## Recorded data
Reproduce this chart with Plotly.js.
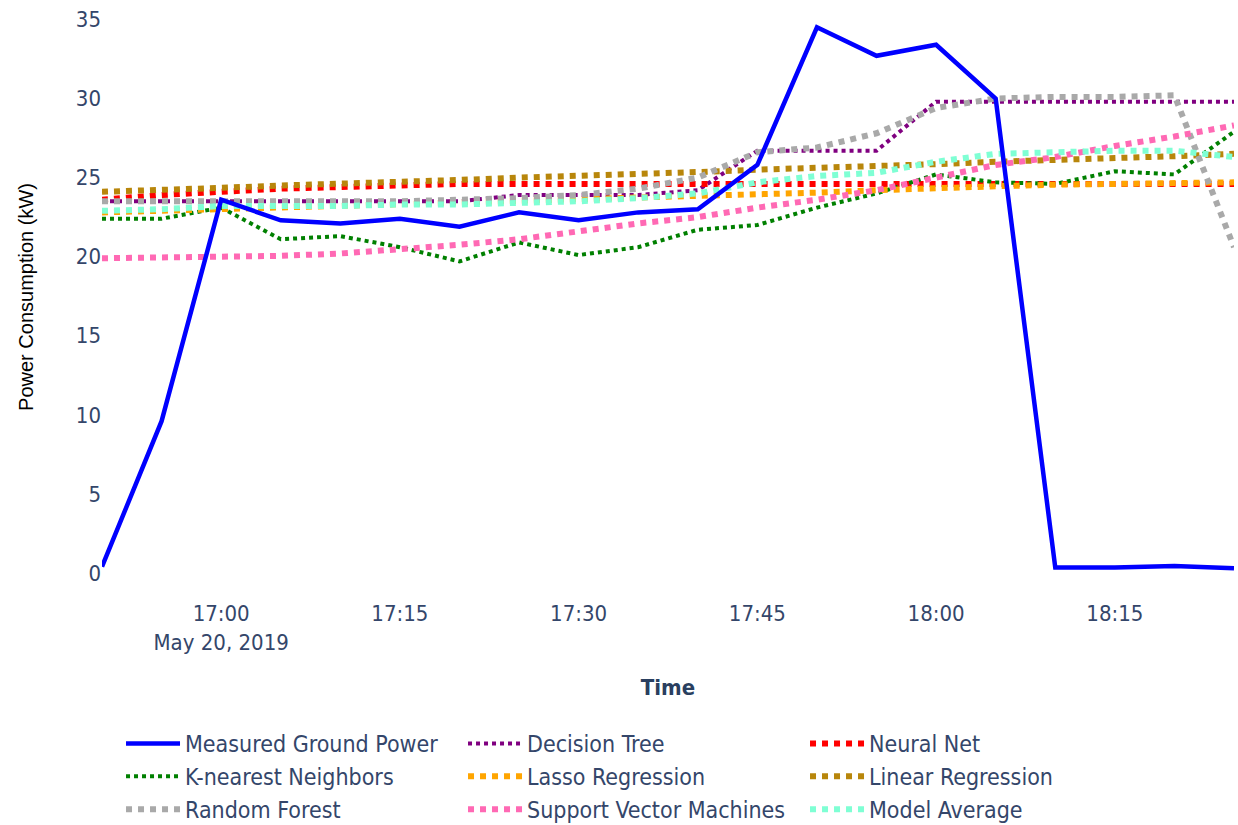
<!DOCTYPE html>
<html>
<head>
<meta charset="utf-8">
<script src="https://cdn.plot.ly/plotly-3.0.1.min.js"></script>
<style>html,body{margin:0;padding:0;background:#fff;overflow:hidden;}#chart{width:1238px;height:835px;}</style>
</head>
<body>
<div id="chart"></div>
<script>
const times = ['2019-05-20 16:50','2019-05-20 16:55','2019-05-20 17:00','2019-05-20 17:05','2019-05-20 17:10',
  '2019-05-20 17:15','2019-05-20 17:20','2019-05-20 17:25','2019-05-20 17:30','2019-05-20 17:35',
  '2019-05-20 17:40','2019-05-20 17:45','2019-05-20 17:50','2019-05-20 17:55','2019-05-20 18:00',
  '2019-05-20 18:05','2019-05-20 18:10','2019-05-20 18:15','2019-05-20 18:20','2019-05-20 18:25'];
const measured = [0.4, 9.6, 23.6, 22.3, 22.1, 22.4, 21.9, 22.8, 22.3, 22.8, 23.0, 25.8, 34.5, 32.7, 33.4, 30.0, 0.35, 0.35, 0.45, 0.3];
const decisionTree = [23.5, 23.5, 23.5, 23.5, 23.5, 23.5, 23.5, 23.9, 23.9, 23.9, 24.2, 26.7, 26.7, 26.7, 29.8, 29.8, 29.8, 29.8, 29.8, 29.8];
const neuralNet = [23.6, 23.9, 24.1, 24.3, 24.4, 24.5, 24.6, 24.6, 24.6, 24.6, 24.6, 24.6, 24.6, 24.6, 24.6, 24.6, 24.6, 24.6, 24.6, 24.6];
const knn = [22.4, 22.4, 23.1, 21.1, 21.3, 20.6, 19.7, 20.9, 20.1, 20.6, 21.7, 22.0, 23.1, 24.0, 25.2, 24.7, 24.6, 25.4, 25.2, 27.9];
const lasso = [22.8, 22.9, 23.0, 23.1, 23.2, 23.3, 23.4, 23.5, 23.6, 23.7, 23.8, 23.95, 24.05, 24.2, 24.35, 24.45, 24.55, 24.6, 24.65, 24.7];
const linearReg = [24.1, 24.2, 24.35, 24.5, 24.6, 24.75, 24.85, 25.0, 25.1, 25.25, 25.35, 25.5, 25.6, 25.75, 25.85, 26.0, 26.1, 26.25, 26.35, 26.5];
const randomForest = [23.5, 23.5, 23.5, 23.5, 23.5, 23.5, 23.6, 23.7, 23.9, 24.3, 25.0, 26.6, 26.9, 27.8, 29.4, 30.0, 30.1, 30.1, 30.2, 20.6];
const svm = [19.9, 19.95, 20.0, 20.05, 20.2, 20.45, 20.75, 21.1, 21.6, 22.1, 22.5, 23.1, 23.6, 24.2, 25.0, 25.8, 26.3, 27.0, 27.6, 28.3];
const modelAvg = [22.9, 23.0, 23.2, 23.2, 23.2, 23.3, 23.3, 23.4, 23.5, 23.7, 24.0, 24.7, 25.1, 25.3, 26.0, 26.5, 26.6, 26.7, 26.7, 26.3];

const seriesNames = ['Measured Ground Power','Decision Tree','Neural Net','K-nearest Neighbors','Lasso Regression',
  'Linear Regression','Random Forest','Support Vector Machines','Model Average'];

function tr(name, y, color, width, dash, rank) {
  return {x: times, y: y, name: name, type: 'scatter', mode: 'lines',
    line: {color: color, width: width, dash: dash}, legendrank: rank};
}

const data = [
  tr(seriesNames[1], decisionTree, '#800080', 4, 'dot', 2),
  tr(seriesNames[2], neuralNet, '#ff0000', 6, 'dot', 3),
  tr(seriesNames[3], knn, '#008000', 4, 'dot', 4),
  tr(seriesNames[4], lasso, '#ffa500', 6, 'dot', 5),
  tr(seriesNames[5], linearReg, '#b8860b', 6, 'dot', 6),
  tr(seriesNames[6], randomForest, '#a9a9a9', 6, 'dot', 7),
  tr(seriesNames[7], svm, '#ff69b4', 6, 'dot', 8),
  tr(seriesNames[8], modelAvg, '#7fffd4', 6, 'dot', 9),
  tr(seriesNames[0], measured, '#0000ff', 4.5, 'solid', 1)
];

const fontFam = '"DejaVu Sans Condensed", "DejaVu Sans", sans-serif';
const tickCol = '#34466a';
const layout = {
  width: 1238, height: 835,
  margin: {l: 102, r: 4, t: 2, b: 243},
  paper_bgcolor: '#ffffff', plot_bgcolor: '#ffffff',
  font: {family: fontFam, size: 22, color: '#2a3f5f'},
  showlegend: true,
  xaxis: {
    type: 'date', showgrid: false, zeroline: false, showline: false,
    ticks: 'outside', ticklen: 2, tickcolor: 'rgba(0,0,0,0)',
    tick0: '2019-05-20 17:00', dtick: 900000,
    tickfont: {family: fontFam, size: 22, color: tickCol},
    title: {text: '<b>Time</b>', font: {family: fontFam, size: 22, color: '#2a3f5f'}, standoff: 25},
    automargin: false
  },
  yaxis: {
    range: [-1.2, 36.1], dtick: 5, showgrid: false, zeroline: false, showline: false, ticks: '',
    tickfont: {family: fontFam, size: 22, color: tickCol},
    title: {text: 'Power Consumption (kW)', font: {family: '"Liberation Sans", Arial, sans-serif', size: 20, color: '#000000'}, standoff: 36},
    automargin: false
  },
  legend: {
    orientation: 'h', x: 0.0168, xanchor: 'left', y: -0.2203, yanchor: 'top',
    font: {family: fontFam, size: 23, color: tickCol},
    itemwidth: 54, entrywidth: 273, entrywidthmode: 'pixels', traceorder: 'normal'
  }
};

Plotly.newPlot('chart', data, layout, {displayModeBar: false, staticPlot: true});
</script>
</body>
</html>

## Task to complete
Write out the full set of lines verbatim, without the pictures.

## Written reply
Reproduce this chart with Plotly.js.
<!DOCTYPE html>
<html>
<head>
<meta charset="utf-8">
<script src="https://cdn.plot.ly/plotly-3.0.1.min.js"></script>
<style>html,body{margin:0;padding:0;background:#fff;overflow:hidden;}#chart{width:1238px;height:835px;}</style>
</head>
<body>
<div id="chart"></div>
<script>
const times = ['2019-05-20 16:50','2019-05-20 16:55','2019-05-20 17:00','2019-05-20 17:05','2019-05-20 17:10',
  '2019-05-20 17:15','2019-05-20 17:20','2019-05-20 17:25','2019-05-20 17:30','2019-05-20 17:35',
  '2019-05-20 17:40','2019-05-20 17:45','2019-05-20 17:50','2019-05-20 17:55','2019-05-20 18:00',
  '2019-05-20 18:05','2019-05-20 18:10','2019-05-20 18:15','2019-05-20 18:20','2019-05-20 18:25'];
const measured = [0.4, 9.6, 23.6, 22.3, 22.1, 22.4, 21.9, 22.8, 22.3, 22.8, 23.0, 25.8, 34.5, 32.7, 33.4, 30.0, 0.35, 0.35, 0.45, 0.3];
const decisionTree = [23.5, 23.5, 23.5, 23.5, 23.5, 23.5, 23.5, 23.9, 23.9, 23.9, 24.2, 26.7, 26.7, 26.7, 29.8, 29.8, 29.8, 29.8, 29.8, 29.8];
const neuralNet = [23.6, 23.9, 24.1, 24.3, 24.4, 24.5, 24.6, 24.6, 24.6, 24.6, 24.6, 24.6, 24.6, 24.6, 24.6, 24.6, 24.6, 24.6, 24.6, 24.6];
const knn = [22.4, 22.4, 23.1, 21.1, 21.3, 20.6, 19.7, 20.9, 20.1, 20.6, 21.7, 22.0, 23.1, 24.0, 25.2, 24.7, 24.6, 25.4, 25.2, 27.9];
const lasso = [22.8, 22.9, 23.0, 23.1, 23.2, 23.3, 23.4, 23.5, 23.6, 23.7, 23.8, 23.95, 24.05, 24.2, 24.35, 24.45, 24.55, 24.6, 24.65, 24.7];
const linearReg = [24.1, 24.2, 24.35, 24.5, 24.6, 24.75, 24.85, 25.0, 25.1, 25.25, 25.35, 25.5, 25.6, 25.75, 25.85, 26.0, 26.1, 26.25, 26.35, 26.5];
const randomForest = [23.5, 23.5, 23.5, 23.5, 23.5, 23.5, 23.6, 23.7, 23.9, 24.3, 25.0, 26.6, 26.9, 27.8, 29.4, 30.0, 30.1, 30.1, 30.2, 20.6];
const svm = [19.9, 19.95, 20.0, 20.05, 20.2, 20.45, 20.75, 21.1, 21.6, 22.1, 22.5, 23.1, 23.6, 24.2, 25.0, 25.8, 26.3, 27.0, 27.6, 28.3];
const modelAvg = [22.9, 23.0, 23.2, 23.2, 23.2, 23.3, 23.3, 23.4, 23.5, 23.7, 24.0, 24.7, 25.1, 25.3, 26.0, 26.5, 26.6, 26.7, 26.7, 26.3];

const seriesNames = ['Measured Ground Power','Decision Tree','Neural Net','K-nearest Neighbors','Lasso Regression',
  'Linear Regression','Random Forest','Support Vector Machines','Model Average'];

function tr(name, y, color, width, dash, rank) {
  return {x: times, y: y, name: name, type: 'scatter', mode: 'lines',
    line: {color: color, width: width, dash: dash}, legendrank: rank};
}

const data = [
  tr(seriesNames[1], decisionTree, '#800080', 4, 'dot', 2),
  tr(seriesNames[2], neuralNet, '#ff0000', 6, 'dot', 3),
  tr(seriesNames[3], knn, '#008000', 4, 'dot', 4),
  tr(seriesNames[4], lasso, '#ffa500', 6, 'dot', 5),
  tr(seriesNames[5], linearReg, '#b8860b', 6, 'dot', 6),
  tr(seriesNames[6], randomForest, '#a9a9a9', 6, 'dot', 7),
  tr(seriesNames[7], svm, '#ff69b4', 6, 'dot', 8),
  tr(seriesNames[8], modelAvg, '#7fffd4', 6, 'dot', 9),
  tr(seriesNames[0], measured, '#0000ff', 4.5, 'solid', 1)
];

const fontFam = '"DejaVu Sans Condensed", "DejaVu Sans", sans-serif';
const tickCol = '#34466a';
const layout = {
  width: 1238, height: 835,
  margin: {l: 102, r: 4, t: 2, b: 243},
  paper_bgcolor: '#ffffff', plot_bgcolor: '#ffffff',
  font: {family: fontFam, size: 22, color: '#2a3f5f'},
  showlegend: true,
  xaxis: {
    type: 'date', showgrid: false, zeroline: false, showline: false,
    ticks: 'outside', ticklen: 2, tickcolor: 'rgba(0,0,0,0)',
    tick0: '2019-05-20 17:00', dtick: 900000,
    tickfont: {family: fontFam, size: 22, color: tickCol},
    title: {text: '<b>Time</b>', font: {family: fontFam, size: 22, color: '#2a3f5f'}, standoff: 25},
    automargin: false
  },
  yaxis: {
    range: [-1.2, 36.1], dtick: 5, showgrid: false, zeroline: false, showline: false, ticks: '',
    tickfont: {family: fontFam, size: 22, color: tickCol},
    title: {text: 'Power Consumption (kW)', font: {family: '"Liberation Sans", Arial, sans-serif', size: 20, color: '#000000'}, standoff: 36},
    automargin: false
  },
  legend: {
    orientation: 'h', x: 0.0168, xanchor: 'left', y: -0.2203, yanchor: 'top',
    font: {family: fontFam, size: 23, color: tickCol},
    itemwidth: 54, entrywidth: 273, entrywidthmode: 'pixels', traceorder: 'normal'
  }
};

Plotly.newPlot('chart', data, layout, {displayModeBar: false, staticPlot: true});
</script>
</body>
</html>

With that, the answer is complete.